Alan ve maliyet ihtiyacı daha fazla olmasına karşılık sessiz, sakin, düzenli ve doğal yaşam alanları sunan dikey mimari yapılar, son zamanlarda belirgin bir gelişim gösteriyor. Büyük kentlerdeki nüfus artışına bağlı olarak gelişmek zorunda kalan dikey mimarinin aksine yatay mimari, kullanıcılarına özgün alanlar sağlıyor. Yatay mimari, taliplerini doğal yaşam koşullarına yaklaştırıp güncel yaşam sorunlarından uzaklaşmaya ve huzurlu bir ortam içerisinde hayat idame ettirmeye sevk ediyor.
Yatay mimarisi gelişen yerlerin görünümü, şehirlerin estetik açıdan orantısal olarak gelişmesine katkı veriyor. Böylece karmaşık, kaotik bir şehir manzarası yerine düzenli, sade ve yalın bir görünümün elde edilmesi sağlanıyor. Dikey mimari kategorisine giren yapılar, şehrin mutena kesimlerinde müşterisine tasarım odaklı, dekoratif ve detaycı bakış açıları sunarak beğeni topluyor.
Yatay mimari, dikey mimariye kıyasla depreme karşı dayanıklı yapılardan oluşuyor. Öte yandan yatay şekilde inşa edilmiş yapılar, komşuluk ilişkilerinin gelişmesini teşvik ediyor. Bu yapılar sayesinde bireylerin dostluk ve komşuluk ilişkileri kurması sağlanarak, müstakil ev geleneğinin korunması sağlanıyor. Oysa dikey mimari anlayışıyla inşa edilen yapılarda yaşayanlar, yalnızlıklarını daha çok hissediyorlar.
Yatay dizilimle tasarlanan bu yapılar, aynı zamanda çevre dostu ve yeşil alan sağlayıcı mimari yapılar olarak da tanımlanıyor. Yatay mimari yapılarda, genel olarak iki-üç katlı mekânlar yer alıyor. Yine aynı mekânda yüksek katlı binaların inşasına izin verilmiyor.

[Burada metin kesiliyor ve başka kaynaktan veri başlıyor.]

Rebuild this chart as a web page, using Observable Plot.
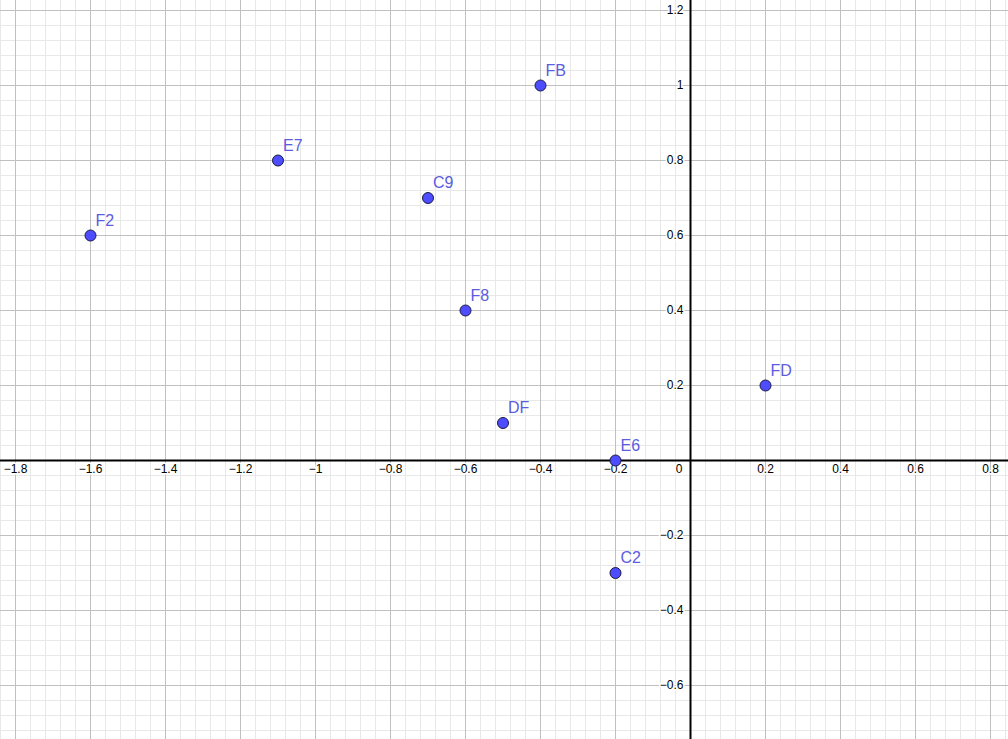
<!DOCTYPE html>
<html>
<head>
<meta charset="utf-8">
<script src="https://cdn.jsdelivr.net/npm/d3@7"></script>
<script src="https://cdn.jsdelivr.net/npm/@observablehq/plot@0.6"></script>
<style>
  html, body { margin: 0; padding: 0; background: #fff; }
  #chart svg { display: block; }
</style>
</head>
<body>
<div id="chart"></div>
<script>
// Named points on the plane
const names = ["F2", "E7", "C9", "FB", "F8", "DF", "E6", "C2", "FD"];
const xs    = [-1.6, -1.1, -0.7, -0.4, -0.6, -0.5, -0.2, -0.2, 0.2];
const ys    = [0.6, 0.8, 0.7, 1.0, 0.4, 0.1, 0.0, -0.3, 0.2];

// Axis tick values (major grid every 0.2)
const xTicks = [-1.8, -1.6, -1.4, -1.2, -1, -0.8, -0.6, -0.4, -0.2, 0.2, 0.4, 0.6, 0.8];
const yTicks = [-0.6, -0.4, -0.2, 0.2, 0.4, 0.6, 0.8, 1, 1.2];

const xDomain = [-1.84, 0.848];
const yDomain = [-0.744, 1.2267];

const points = names.map((name, i) => ({name, x: xs[i], y: ys[i]}));

// Minor grid: five subdivisions per major step
const step = 0.04;
const minorX = d3.range(Math.ceil(xDomain[0] / step), Math.floor(xDomain[1] / step) + 1).map(k => +(k * step).toFixed(4));
const minorY = d3.range(Math.ceil(yDomain[0] / step), Math.floor(yDomain[1] / step) + 1).map(k => +(k * step).toFixed(4));
const majorX = [...xTicks, 0];
const majorY = [...yTicks, 0];

const fmt = v => String(v).replace("-", "\u2212");
const font = "Liberation Sans, Arial, sans-serif";

const chart = Plot.plot({
  width: 1008,
  height: 739,
  margin: 0,
  style: {background: "#fff", fontFamily: font},
  x: {domain: xDomain, axis: null},
  y: {domain: yDomain, axis: null},
  marks: [
    Plot.ruleX(minorX, {stroke: "#e8e8e8", strokeWidth: 1}),
    Plot.ruleY(minorY, {stroke: "#e8e8e8", strokeWidth: 1}),
    Plot.ruleX(majorX, {stroke: "#c0c0c0", strokeWidth: 1}),
    Plot.ruleY(majorY, {stroke: "#c0c0c0", strokeWidth: 1}),
    Plot.ruleX([0], {stroke: "#000", strokeWidth: 2}),
    Plot.ruleY([0], {stroke: "#000", strokeWidth: 2}),
    // x tick labels below the horizontal axis
    Plot.text(xTicks, {
      x: d => d, y: () => 0, text: fmt,
      lineAnchor: "top", dy: 4, fontSize: 12, fill: "#000",
      stroke: "#fff", strokeWidth: 3
    }),
    Plot.text([0], {
      x: () => 0, y: () => 0, text: () => "0",
      lineAnchor: "top", textAnchor: "end", dx: -8, dy: 4, fontSize: 12, fill: "#000",
      stroke: "#fff", strokeWidth: 3
    }),
    // y tick labels left of the vertical axis
    Plot.text(yTicks, {
      x: () => 0, y: d => d, text: fmt,
      textAnchor: "end", dx: -7, fontSize: 12, fill: "#000",
      stroke: "#fff", strokeWidth: 3
    }),
    Plot.dot(points, {
      x: "x", y: "y", r: 5.5,
      fill: "#4d4dff", stroke: "#1a1a40", strokeWidth: 1
    }),
    Plot.text(points, {
      x: "x", y: "y", text: "name",
      textAnchor: "start", lineAnchor: "bottom", dx: 5, dy: -10,
      fontSize: 16, fill: "#5c5ce0"
    })
  ]
});

document.getElementById("chart").append(chart);
</script>
</body>
</html>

Yatay mimari, mutlaka bahçeli alanlar içeriyor. Ayrıca yapılar arasında mutlaka, yaşam alanlarını birbirinden ayıran kesitler bulunuyor. Yatay mimari, bu sınırların ve mahremiyetin oluşturulmasındaki en önemli etkenler arasında yer alıyor. Bahçe içerisinde veya teraslardaki baca sistemleri aracılığıyla kullanıcılar için sosyalleşme mekânı olarak barbekü alanları kuruluyor.